Ein Besuch im Pfarr- und Dekanatsarchiv im Widum stand für die Sänger des Kirchenchores Stilfes schon seit längerem auf dem Programm: Ende März stellte Josef Gasteiger den Chormitgliedern den von ihm im Jahr 2008 geordneten historischen Musikalienbestand vor.
Zunächst gab Helmuth Wieser einen Einblick in das umfangreiche Pfarr- und Dekanatsarchiv, dessen älteste Akten auf das 12. Jahrhundert zurückgehen. Josef Gasteiger, Musikarchivar und Leiter der Chronistengruppe Sterzing, zeigte anschließend den Chormitgliedern das Archiv. „Bei der Suche nach Hinweisen zu den Bemühungen des Fürstbischofs von Brixen Bernhard Galura (1791 – 1854) um die Herausgabe eines kirchlichen Volksgesangsbuches habe ich im Pfarrarchiv von Stilfes überraschend alte Musikalien und Dokumente zur Chortradition gefunden. Im Einvernehmen mit der Pfarre konnte ich diese bisher unbekannte Sammlung ordnen und inventarisieren“, so Gasteiger.
Ein für das Wipptal einmaliges Schriftgut, das eigens für Stilfes geschrieben wurde, ist das im Pfarrarchiv deponierte Missale mit lederverkleidetem und metallbeschlagenem Holzdeckel, das 141 Blätter umfasst. Es handelt sich dabei um eine Musikhandschrift auf Pergament mit farbig figurierten Initialen, die als Sammlung alter Choralhandschriften entstanden sein könnte.
Zwei Choralbücher zur Liturgie der Karwoche mit dem Titel „Cantus ecclesiasticus“ zählen ebenso zu den Besonderheiten des Bestandes. „Das ältere, mit vielen handschriftlichen Randbemerkungen zur Aufführungspraxis aus dem Jahr 1666, ist wohl das älteste in Südtirol“, betonte Gasteiger.

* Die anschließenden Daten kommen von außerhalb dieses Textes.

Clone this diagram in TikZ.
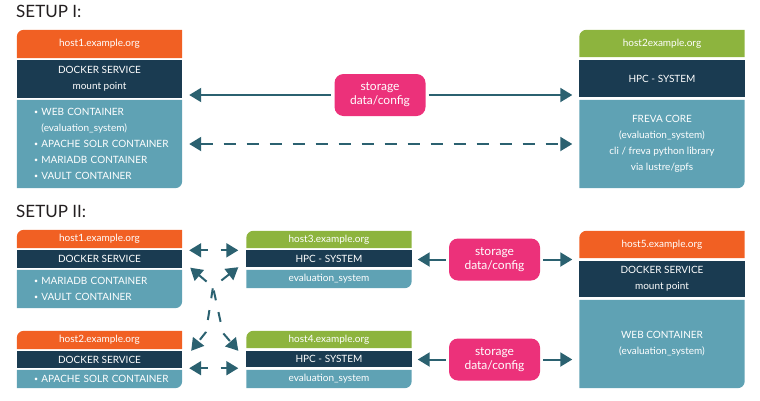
\documentclass[tikz,border=0pt]{standalone}
\usepackage{fontspec}
\setmainfont{Lato}
\usetikzlibrary{arrows.meta,backgrounds,calc}

\definecolor{hostorange}{HTML}{F16023}
\definecolor{hostgreen}{HTML}{8DB43E}
\definecolor{servicenavy}{HTML}{1A3B51}
\definecolor{containerteal}{HTML}{5FA2B4}
\definecolor{storagepink}{HTML}{EC317A}
\definecolor{linkteal}{HTML}{2B6170}
\definecolor{titlegray}{HTML}{231F20}

\tikzset{
	band/.style={minimum width=165pt, inner sep=0pt, text=white, align=center, font=\fontsize{10}{16}\selectfont},
	list/.style={band, text width=145pt, align=left},
	storage/.style={fill=storagepink, rounded corners=9pt, minimum width=91pt, minimum height=42pt, inner sep=0pt, text=white, align=center, font=\fontsize{12}{14}\selectfont},
	setup/.style={anchor=base west, inner sep=0pt, text=titlegray, font=\fontsize{17}{20}\selectfont},
	link/.style={draw=linkteal, line width=2pt},
	dashlink/.style={link, dash pattern=on 12pt off 11pt},
}
% band fills: top left / bottom right corner rounded, or square
\newcommand{\filltl}[2]{\fill[#1] (#2.south west) -- ([yshift=-7pt]#2.north west) arc[start angle=180, end angle=90, radius=7pt] -- (#2.north east) -- (#2.south east) -- cycle;}
\newcommand{\fillbr}[2]{\fill[#1] (#2.south west) -- (#2.north west) -- (#2.north east) -- ([yshift=7pt]#2.south east) arc[start angle=0, end angle=-90, radius=7pt] -- cycle;}
\newcommand{\fillsq}[2]{\fill[#1] (#2.south west) rectangle (#2.north east);}
\newcommand{\bulletmark}{\hspace*{7pt}\raisebox{0.6pt}{\fontsize{7}{7}\selectfont•}\ }
\newcommand{\bulletskip}{\hspace*{7pt}\phantom{\fontsize{7}{7}\selectfont•}\ }

\begin{document}
\begin{tikzpicture}[x=1pt, y=-1pt, >={Triangle[length=12pt,width=14pt]}]
	\useasboundingbox (0,0) rectangle (760,400);
	% setup I
	\node[setup] (setupone) at (16,17) {SETUP I:};
	\node[band, minimum height=28pt] (h1head) at (99.5,44) {host1.example.org};
	\node[band, minimum height=38pt] (h1dock) at (99.5,79) {DOCKER SERVICE\\mount point};
	\node[list, minimum height=88pt] (h1cont) at (99.5,144) {\bulletmark WEB CONTAINER\\\bulletskip(evaluation\_system)\\\bulletmark APACHE SOLR CONTAINER\\\bulletmark MARIADB CONTAINER\\\bulletmark VAULT CONTAINER};
	\node[band, minimum height=27pt] (h2head) at (662,43.5) {host2example.org};
	\node[band, minimum height=37pt] (h2dock) at (662,78.5) {HPC - SYSTEM};
	\node[band, minimum height=88pt] (h2cont) at (662,144) {FREVA CORE\\(evaluation\_system)\\cli / freva python library\\via lustre/gpfs};
	\node[storage] (st1) at (380,95) {storage\\data/config};
	% setup II
	\node[setup] (setuptwo) at (16,217) {SETUP II:};
	\node[band, minimum height=18pt] (h1bhead) at (99.5,239) {host1.example.org};
	\node[band, minimum height=17pt] (h1bdock) at (99.5,259) {DOCKER SERVICE};
	\node[list, minimum height=38pt] (h1bcont) at (99.5,289) {\bulletmark MARIADB CONTAINER\\\bulletmark VAULT CONTAINER};
	\node[band, minimum height=18pt] (h2bhead) at (99.5,340) {host2.example.org};
	\node[band, minimum height=17pt] (h2bdock) at (99.5,359.5) {DOCKER SERVICE};
	\node[list, minimum height=18pt] (h2bcont) at (99.5,379) {\bulletmark APACHE SOLR CONTAINER};
	\node[band, minimum height=17pt] (h3head) at (329,239.5) {host3.example.org};
	\node[band, minimum height=17pt] (h3dock) at (329,258.5) {HPC - SYSTEM};
	\node[band, minimum height=18pt] (h3cont) at (329,279) {evaluation\_system};
	\node[band, minimum height=17pt] (h4head) at (329,339.5) {host4.example.org};
	\node[band, minimum height=16pt] (h4dock) at (329,359) {HPC - SYSTEM};
	\node[band, minimum height=18pt] (h4cont) at (329,379) {evaluation\_system};
	\node[band, minimum height=27pt] (h5head) at (662,244.5) {host5.example.org};
	\node[band, minimum height=36pt] (h5dock) at (662,279) {DOCKER SERVICE\\mount point};
	\node[band, minimum height=88pt] (h5cont) at (662,344) {WEB CONTAINER\\(evaluation\_system)};
	\node[storage] (st2) at (494.5,259.5) {storage\\data/config};
	\node[storage] (st3) at (494.5,359.5) {storage\\data/config};
	\begin{scope}[on background layer]
		\filltl{hostorange}{h1head} \fillsq{servicenavy}{h1dock} \fillbr{containerteal}{h1cont}
		\filltl{hostgreen}{h2head} \fillsq{servicenavy}{h2dock} \fillbr{containerteal}{h2cont}
		\filltl{hostorange}{h1bhead} \fillsq{servicenavy}{h1bdock} \fillbr{containerteal}{h1bcont}
		\filltl{hostorange}{h2bhead} \fillsq{servicenavy}{h2bdock} \fillbr{containerteal}{h2bcont}
		\filltl{hostgreen}{h3head} \fillsq{servicenavy}{h3dock} \fillbr{containerteal}{h3cont}
		\filltl{hostgreen}{h4head} \fillsq{servicenavy}{h4dock} \fillbr{containerteal}{h4cont}
		\filltl{hostorange}{h5head} \fillsq{servicenavy}{h5dock} \fillbr{containerteal}{h5cont}
	\end{scope}
	% links setup I
	\draw[link, <-, shorten <=7pt, shorten >=3pt] (h1dock.east |- st1.west) -- (st1.west);
	\draw[link, ->, shorten <=3pt, shorten >=7pt] (st1.east) -- (st1.east -| h2dock.west);
	\draw[dashlink, <->, shorten <=7pt, shorten >=7pt] (h1cont.east) -- (h2cont.west);
	% links setup II
	\draw[link, <-, shorten <=6pt, shorten >=3pt] (h3dock.east |- st2.west) -- (st2.west);
	\draw[link, ->, shorten <=3pt, shorten >=7pt] (st2.east) -- (st2.east -| h5dock.west);
	\draw[link, <-, shorten <=6pt, shorten >=3pt] (h4dock.east |- st3.west) -- (st3.west);
	\draw[link, ->, shorten <=3pt, shorten >=7pt] (st3.east) -- (st3.east -| h5cont.west);
	\draw[link, <->, dash pattern=on 7pt off 13pt, shorten <=7pt, shorten >=8pt] (h1bdock.north east) -- (h1bdock.north east -| h3dock.west);
	\draw[link, <->, dash pattern=on 7pt off 13pt, shorten <=7pt, shorten >=8pt] (h2bdock.south east) -- (h2bdock.south east -| h4dock.west);
	\coordinate (cross) at (213,287);
	\coordinate (bendl) at (206,332);
	\coordinate (bendr) at (223,333);
	\draw[link, <->, dash pattern=on 10pt off 12pt] ($(h1bdock.south east)+(8,0)$) -- (cross) -- (bendr) -- ($(h4dock.north west)+(-8,0)$);
	\draw[link, <->, dash pattern=on 10pt off 12pt] ($(h3dock.south west)+(-8,0)$) -- (cross) -- (bendl) -- ($(h2bdock.north east)+(9,0)$);
\end{tikzpicture}
\end{document}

Von besonderer lokaler Bedeutung sind die vielen handschriftlichen Musikalien von Josef Alois Holzmann, einem Kirchenmusiker um 1800. Eine Rarität stellt das handgeschriebene Gesangsbuch des Antonius Maurer, Organist in Axams, aus dem Jahr 1773 dar mit 215 Liedern „Zur Muttergottes und allen Heiligen“. Insgesamt sind in dem von Josef Gasteiger erschlossenen historischen Musikalienbestand rund 150 Einzelhandschriften aus dem 18. und 19. Jahrhundert sowie etwa 300 Einzelstücke abgelegt.
Interessant sind auch ausführliche Dokumente zur Chorgeschichte und Musizierpraxis in der Erzpfarre Stilfes aus der ersten Hälfte des 19. Jahrhunderts. Damals gab es immer wieder Ermahnungen durch die Pfarrer von Stilfes, die auch Dekane waren, zur Einigkeit unter den Chormitgliedern von Trens und Stilfes. Sie bestanden darauf, dass es nur einen Kirchenchor geben sollte, der in beiden Kirchen sang und dass die Musikalien und Instrumente für beide Kirchen einzusetzen seien. Es durften fast nur männliche Personen im Kirchenchor singen und musizieren. Es gab nur vier Sänger, die im Quartett sangen und bei vielen Chorwerken von vielen Instrumentalisten begleitet wurden. Aus jener Zeit liegen fünf Dokumente vor, in denen die Namen der „Musikgesellschaft“ aufgelistet waren und auch die Verzeichnisse der Musikalien und Instrumente sowie die Chorverpflichtungen.
Von den Ausführungen Gasteigers waren die Mitglieder des Kirchenchores Stilfes um Chorleiterin Maria Rubatscher und Organist Manuel Schiabello sehr beeindruckt. Obfrau Christina Del Toro bedankte sich im Namen des Chores beim Referenten mit einem Präsent und lud anschließend zu einem Umtrunk.
Der Kirchenchor Stilfes singt an besonderen Fest- und Feiertagen. Für den Pfingstsonntag ist in der Pfarrkirche zum hl. Petrus die Aufführung der „Missa Beati Omnes“ von Valentin Rathgeber mit Orchesterbegleitung geplant.
Im Bild Referent Josef Gasteiger (4. v. l.) mit Vertretern des Kirchenchores Stilfes: (v.l.) Erwin Hasler, Maria Rubatscher, Manuel Schiabello, Silvia Raffl Huebser, Christina Matzler Del Toro, Rita Thaler Wieser und Oswald Sieder.